Provided material:
______

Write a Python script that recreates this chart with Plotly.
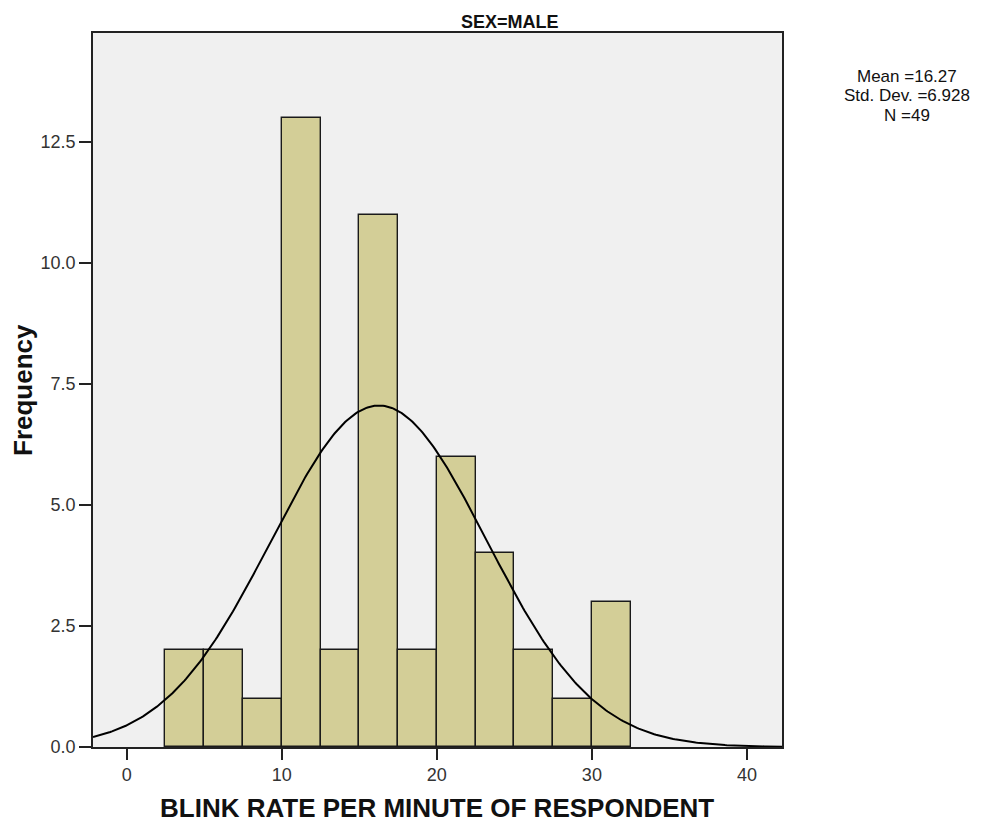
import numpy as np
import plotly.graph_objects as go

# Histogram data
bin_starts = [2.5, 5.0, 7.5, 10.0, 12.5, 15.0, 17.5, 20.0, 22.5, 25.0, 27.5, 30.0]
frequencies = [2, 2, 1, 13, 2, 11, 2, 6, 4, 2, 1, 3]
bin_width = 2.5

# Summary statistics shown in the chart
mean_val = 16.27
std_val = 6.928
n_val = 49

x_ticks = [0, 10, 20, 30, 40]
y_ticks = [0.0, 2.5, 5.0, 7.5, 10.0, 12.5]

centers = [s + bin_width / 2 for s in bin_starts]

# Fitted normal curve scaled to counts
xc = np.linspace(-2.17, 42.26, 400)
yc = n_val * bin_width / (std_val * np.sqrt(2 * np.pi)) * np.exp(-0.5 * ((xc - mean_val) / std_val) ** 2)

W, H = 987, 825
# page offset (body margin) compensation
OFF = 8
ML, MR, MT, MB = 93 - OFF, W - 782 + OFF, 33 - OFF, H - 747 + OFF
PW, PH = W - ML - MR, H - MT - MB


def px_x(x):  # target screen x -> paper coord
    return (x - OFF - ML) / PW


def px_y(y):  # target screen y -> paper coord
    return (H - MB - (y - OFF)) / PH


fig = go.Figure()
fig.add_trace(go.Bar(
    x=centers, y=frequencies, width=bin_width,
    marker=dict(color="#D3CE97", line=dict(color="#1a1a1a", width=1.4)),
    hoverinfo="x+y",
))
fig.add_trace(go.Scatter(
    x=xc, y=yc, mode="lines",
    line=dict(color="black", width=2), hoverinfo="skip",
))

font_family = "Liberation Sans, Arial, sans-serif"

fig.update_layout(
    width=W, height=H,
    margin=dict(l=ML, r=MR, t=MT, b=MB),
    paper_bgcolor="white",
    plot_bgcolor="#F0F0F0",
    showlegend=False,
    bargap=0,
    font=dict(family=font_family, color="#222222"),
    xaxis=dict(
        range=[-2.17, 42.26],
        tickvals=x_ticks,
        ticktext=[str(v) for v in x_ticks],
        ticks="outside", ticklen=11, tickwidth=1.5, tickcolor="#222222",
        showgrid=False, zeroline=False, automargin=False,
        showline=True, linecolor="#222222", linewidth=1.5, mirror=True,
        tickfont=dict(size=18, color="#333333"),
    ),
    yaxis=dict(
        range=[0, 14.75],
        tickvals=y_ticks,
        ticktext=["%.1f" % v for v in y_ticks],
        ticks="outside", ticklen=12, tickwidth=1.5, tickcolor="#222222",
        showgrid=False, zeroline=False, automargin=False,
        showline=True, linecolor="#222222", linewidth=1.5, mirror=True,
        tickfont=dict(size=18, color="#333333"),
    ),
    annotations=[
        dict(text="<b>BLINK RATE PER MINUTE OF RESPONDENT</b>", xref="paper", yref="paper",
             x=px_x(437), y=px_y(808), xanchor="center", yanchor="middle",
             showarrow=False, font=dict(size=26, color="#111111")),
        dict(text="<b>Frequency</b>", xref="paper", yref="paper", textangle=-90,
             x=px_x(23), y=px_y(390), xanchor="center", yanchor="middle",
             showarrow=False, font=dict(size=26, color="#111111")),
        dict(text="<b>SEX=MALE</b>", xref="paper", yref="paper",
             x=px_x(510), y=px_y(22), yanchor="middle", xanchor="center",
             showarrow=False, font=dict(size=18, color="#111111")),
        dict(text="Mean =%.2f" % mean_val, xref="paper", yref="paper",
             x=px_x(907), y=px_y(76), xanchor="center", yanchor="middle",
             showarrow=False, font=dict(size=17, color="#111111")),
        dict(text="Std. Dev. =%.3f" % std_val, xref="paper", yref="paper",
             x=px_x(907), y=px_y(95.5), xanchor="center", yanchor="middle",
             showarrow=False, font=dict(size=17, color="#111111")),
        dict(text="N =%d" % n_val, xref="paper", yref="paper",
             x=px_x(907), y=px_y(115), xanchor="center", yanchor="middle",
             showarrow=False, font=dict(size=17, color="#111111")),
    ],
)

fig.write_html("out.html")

______

Problem to work on:
Exactly reproduce the run of lines from the start of the listing through the line with "return (H - MB - (y - OFF)) / PH", inclusive; pictures are not copied.

Solved exercise:
Write a Python script that recreates this chart with Plotly.
import numpy as np
import plotly.graph_objects as go

# Histogram data
bin_starts = [2.5, 5.0, 7.5, 10.0, 12.5, 15.0, 17.5, 20.0, 22.5, 25.0, 27.5, 30.0]
frequencies = [2, 2, 1, 13, 2, 11, 2, 6, 4, 2, 1, 3]
bin_width = 2.5

# Summary statistics shown in the chart
mean_val = 16.27
std_val = 6.928
n_val = 49

x_ticks = [0, 10, 20, 30, 40]
y_ticks = [0.0, 2.5, 5.0, 7.5, 10.0, 12.5]

centers = [s + bin_width / 2 for s in bin_starts]

# Fitted normal curve scaled to counts
xc = np.linspace(-2.17, 42.26, 400)
yc = n_val * bin_width / (std_val * np.sqrt(2 * np.pi)) * np.exp(-0.5 * ((xc - mean_val) / std_val) ** 2)

W, H = 987, 825
# page offset (body margin) compensation
OFF = 8
ML, MR, MT, MB = 93 - OFF, W - 782 + OFF, 33 - OFF, H - 747 + OFF
PW, PH = W - ML - MR, H - MT - MB


def px_x(x):  # target screen x -> paper coord
    return (x - OFF - ML) / PW


def px_y(y):  # target screen y -> paper coord
    return (H - MB - (y - OFF)) / PH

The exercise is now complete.